French prosecutors said Wednesday they had opened an inquiry after actor Judith Godreche filed a complaint against film director Benoit Jacquot, accusing him of raping her in a relationship that began when she was 14 and he was 25 years her senior.
Jacquot, one of France’s most prominent directors, denied the accusations in comments to the Le Monde newspaper, which also interviewed Godreche. He declined to comment further when contacted by AFP.
On Tuesday, 51-year-old Godreche lodged a formal complaint with the police’s Juvenile Protection Brigade (BPM) of alleged rape of a minor by a person in a position of authority, her lawyer Laure Heinich told AFP.
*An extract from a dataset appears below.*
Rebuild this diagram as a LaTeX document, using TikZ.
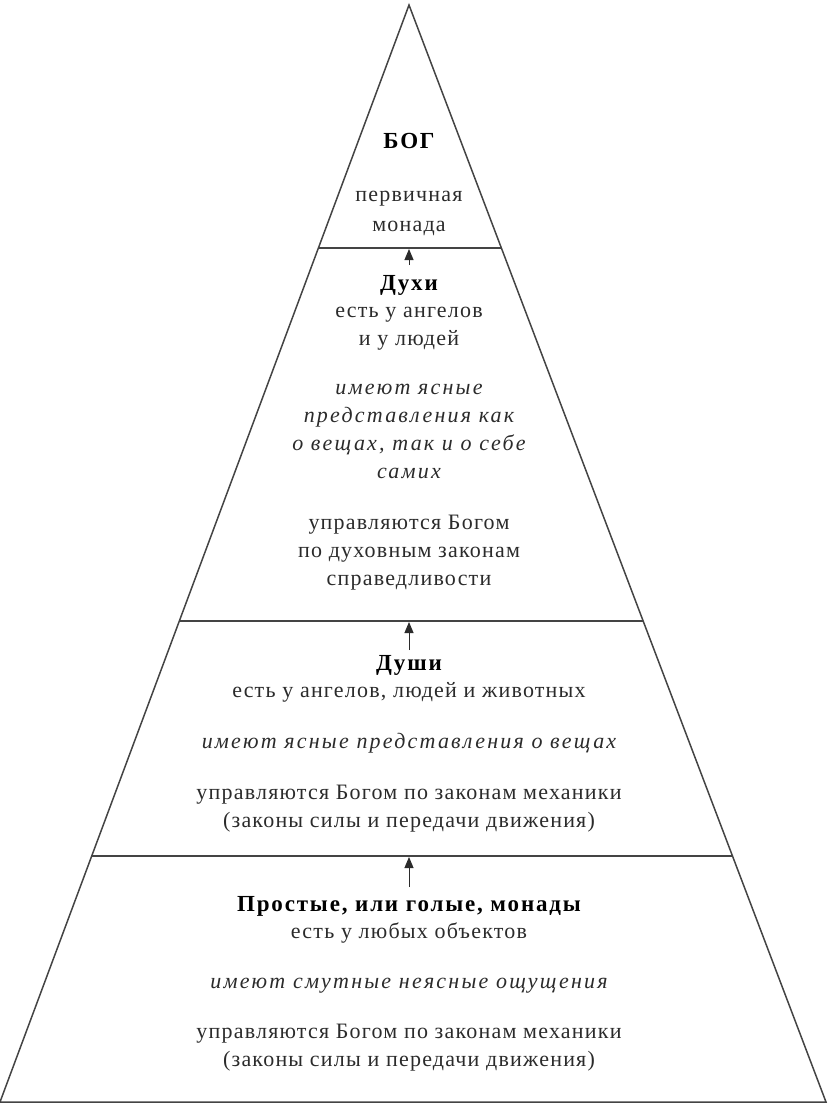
\documentclass[tikz,border=0pt]{standalone}
\usepackage{fontspec}
\setmainfont{Liberation Serif}[LetterSpace=5.5]
\newfontfamily\hdfont{Liberation Serif}[LetterSpace=8]
\newfontfamily\itfont{Liberation Serif}[LetterSpace=10]
\usetikzlibrary{arrows.meta}
\definecolor{txt}{HTML}{2B2B2B}
\definecolor{ln}{HTML}{444444}
\begin{document}
\begin{tikzpicture}[x=1pt,y=-1pt,
  edge/.style={draw=ln,line width=1.5pt},
  divider/.style={draw=ln,line width=1.5pt},
  uparrow/.style={draw=txt,line width=1pt,-{Triangle[length=11pt,width=9pt]}},
  ln/.style={anchor=base,inner sep=0pt,text=txt,font=\fontsize{22}{28}\selectfont},
  hd/.style={ln,text=black,font=\hdfont\fontsize{23}{28}\selectfont\bfseries},
  it/.style={ln,font=\itfont\fontsize{22}{28}\selectfont\itshape}]
\useasboundingbox (0,0) rectangle (828,1104);
\coordinate (apex) at (409,5);
\coordinate (bl) at (0,1102);
\coordinate (br) at (826,1102);
\draw[edge,line join=miter] (apex) -- (bl) -- (br) -- cycle;
% dividers
\coordinate (d1l) at (318.4,248); \coordinate (d1r) at (501.4,248);
\coordinate (d2l) at (179.3,621); \coordinate (d2r) at (643.2,621);
\coordinate (d3l) at (91.7,856);  \coordinate (d3r) at (732.5,856);
\coordinate (d1) at (409,249);
\coordinate (d2) at (409,622);
\coordinate (d3) at (409,857);
\draw[divider] (d1l) -- (d1r);
\draw[divider] (d2l) -- (d2r);
\draw[divider] (d3l) -- (d3r);
% God
\node[hd] (god) at (409,148) {БОГ};
\node[ln] (g1) at (409,201) {первичная};
\node[ln] (g2) at (409,231) {монада};
% Spirits
\node[hd] (spirits) at (409,290) {Духи};
\node[ln] (s1) at (409,317) {есть у ангелов};
\node[ln] (s2) at (409,345) {и у людей};
\node[it] (s3) at (409,394) {имеют ясные};
\node[it] (s4) at (409,422) {представления как};
\node[it] (s5) at (409,450) {о вещах, так и о себе};
\node[it] (s6) at (409,478) {самих};
\node[ln] (s7) at (409,529) {управляются Богом};
\node[ln] (s8) at (409,557) {по духовным законам};
\node[ln] (s9) at (409,585) {справедливости};
% Souls
\node[hd] (souls) at (409,670) {Души};
\node[ln] (u1) at (409,697) {есть у ангелов, людей и животных};
\node[it] (u2) at (409,748) {имеют ясные представления о вещах};
\node[ln] (u3) at (409,799) {управляются Богом по законам механики};
\node[ln] (u4) at (409,827) {(законы силы и передачи движения)};
% Simple monads
\node[hd] (simple) at (409,911) {Простые, или голые, монады};
\node[ln] (m1) at (409,938) {есть у любых объектов};
\node[it] (m2) at (409,988) {имеют смутные неясные ощущения};
\node[ln] (m3) at (409,1038) {управляются Богом по законам механики};
\node[ln] (m4) at (409,1066) {(законы силы и передачи движения)};
% arrows
\draw[uparrow] (409,265) -- (d1);
\draw[uparrow] (409,650) -- (d2);
\draw[uparrow] (409,887) -- (d3);
\end{tikzpicture}
\end{document}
On Wednesday, the Paris prosecutor’s office told AFP that a preliminary investigation had been opened, with the BPM in charge of the case.
The announcement comes as French cinema is reeling from claims that the world of arts has shrugged off sexism and sexual abuse for decades.
Godreche in January on social media accused Jacquot, now 77, of manipulating her into a relationship as a vulnerable underage actor.
The crime is punishable by 20 years’ imprisonment, though the statute of limitations has “probably” expired in the case, Le Monde said.
The relationship began in the spring of 1986, when Godreche was 14, and ended in the early 1990s.
Godreche said she remained “in his grip” for six years, starring in two films he directed, “Les Mendiants” (“The Beggars”) in 1988 and “La Desenchantee” (“The Disenchanted”) in 1990.
She decided to speak out after discovering him boasting about their relationship being a “transgression”, and cinema providing a “cover” for it, in a 2011 documentary.
Jacquot, a director with more than 50 films and TV films to his name, has said he needs to be “in love” with his actresses to film them.
He has worked with established stars such as Catherine Deneuve and Isabelle Huppert, as well as Godreche, Virginie Ledoyen and Isild Le Besco as teenagers.
In 2015, he described his work as “pushing an actress to pass a threshold”.
“The best way to do all that is to be in the same bed,” he said.
Godreche spoke to Le Monde at length about her relationship with Jacquot, recounting how he first had sex with her.
“He took my hand and led me upstairs, telling me to lie down on his bed,” the newspaper quoted her as saying. “I have no memory of being kissed. It’s as if there was no tenderness at all.”
Le Monde said the director talked to the teenager about sadism in cinema and played sadomasochistic sexual games with her.
He also forbade her to use any contraception and grew especially violent towards the end of their relationship, the newspaper said.
“It’s a story similar to stories of children who are kidnapped and grow up without seeing the world, and who can’t think ill of their captor,” the actress wrote in a statement for the Juvenile Protection Brigade, quoted by the newspaper.
“I wanted Benoit to agree to be my friend, not to have me, I didn’t want his body.”
In a separate letter addressed to her 18-year-old daughter Tess and published by Le Monde, Godreche said she had never consented to the relationship with the director.
She wrote she had thought how she could “kill a man who would make you his mistress at 14”.
Speaking to Le Monde, Jacquot said he was “very much in love” with Godreche and they lived together.
“I was in a very bad way, I didn’t want to make any more films, and she pulled me out of the dark,” he was quoted as saying. “It was me, without irony, who was under her spell for six years.”
Godreche was among those in 2017 to speak out against US movie producer Harvey Weinstein at the height of the #MeToo movement.
Years later the campaign has picked up momentum in France and is forcing a fresh debate about sexism and sexual violence in French cinema.
Newly released footage of film star Gerard Depardieu making obscene comments sparked an uproar in the country in December, with President Emmanuel Macron saying the actor had become the target of a “manhunt”.